BCMCR Theme Launch – Transgressive Identities and Subjectivities
Date & Time:
9th October, 16:00
Location:
Parkside P131 / Online via MS Teams
BCMCR invites you to the research event ‘BCMCR Theme Launch – Transgressive Identities and Subjectivities’.
Date: 9 October 2024 | Time: 16:00PM – 17:30PM UK TIME
Place: Parkside Building, P131 / Online via MS Teams
Tickets Available: Internal Event
Please note: MS Teams room link will be sent out shortly as a calendar invite in a separate email. Please ensure to keep a look out for this email in your inboxes or check “junk” folders in case the email is sent there.
Event Bio:
This internal event will launch the BCMCR Theme for 2024-2026, “Transgressive Identities and Subjectivities”, run by Dr Matt Grimes and Dr Poppy Wilde. The event will begin with a broad overview of the theme from Matt and Poppy, and we will then invite each of the clusters to share a brief 5 minute reflection on what this theme might mean for them. We will then share upcoming plans for the 24-26 period, and open a discussion to what else members of BCMCR would like to see us do with this theme over the next 2 years. Following the event at 5.30pm we invite anyone who would like to head to The Woodman, to celebrate its reopening.
Speaker Bios:
Dr Poppy Wilde is a Senior Lecturer in Media and Communication in the Birmingham Centre for Media and Cultural Research (BCMCR) at Birmingham City University, UK. She is the author of Posthuman Gaming: Avatars, Gamers, and Entangled Subjectivities (Routledge, 2023) and has published extensively on critical posthumanism and game studies. She is also co-editor of Working Women on Screen: Paid Labour and Fourth Wave Feminism (Palgrave Macmillan, 2024). Her research explores how posthuman subjectivities are enabled and embodied in a variety of contexts, particularly through gaming, zombie studies, and affective and autoethnographic methodologies. She is Assistant Editor for the Journal of Posthumanism.

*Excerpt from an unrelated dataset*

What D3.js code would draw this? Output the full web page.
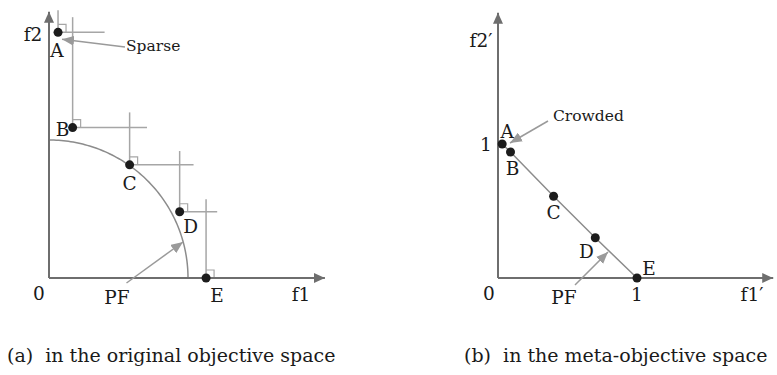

Dr Matt Grimes is Senior Lecturer in Music Industries and Radio at Birmingham City University, UK. Matt’s doctorate explored ageing, identity and the ideological significance of anarchism in the life courses of ageing adherents of anarcho-punk. He is currently writing up this research for his forthcoming monograph, Ageing, Identity, Memory and British Anarcho-Punk: ‘Life We Make’ (Palgrave Macmillan). He is also co-editor of Punk, Ageing and Time (Palgrave Macmillan, 2024). He has published on the subjects of anarcho-punk, anarcho-punk ‘zines, punk pedagogy, popular music and spirituality, DIY/Underground music cultures/subcultures, counter-cultural movements, and radio for social change. He is the Punk Scholars Network’s general secretary and associate editor for Punk & Post-Punk journal.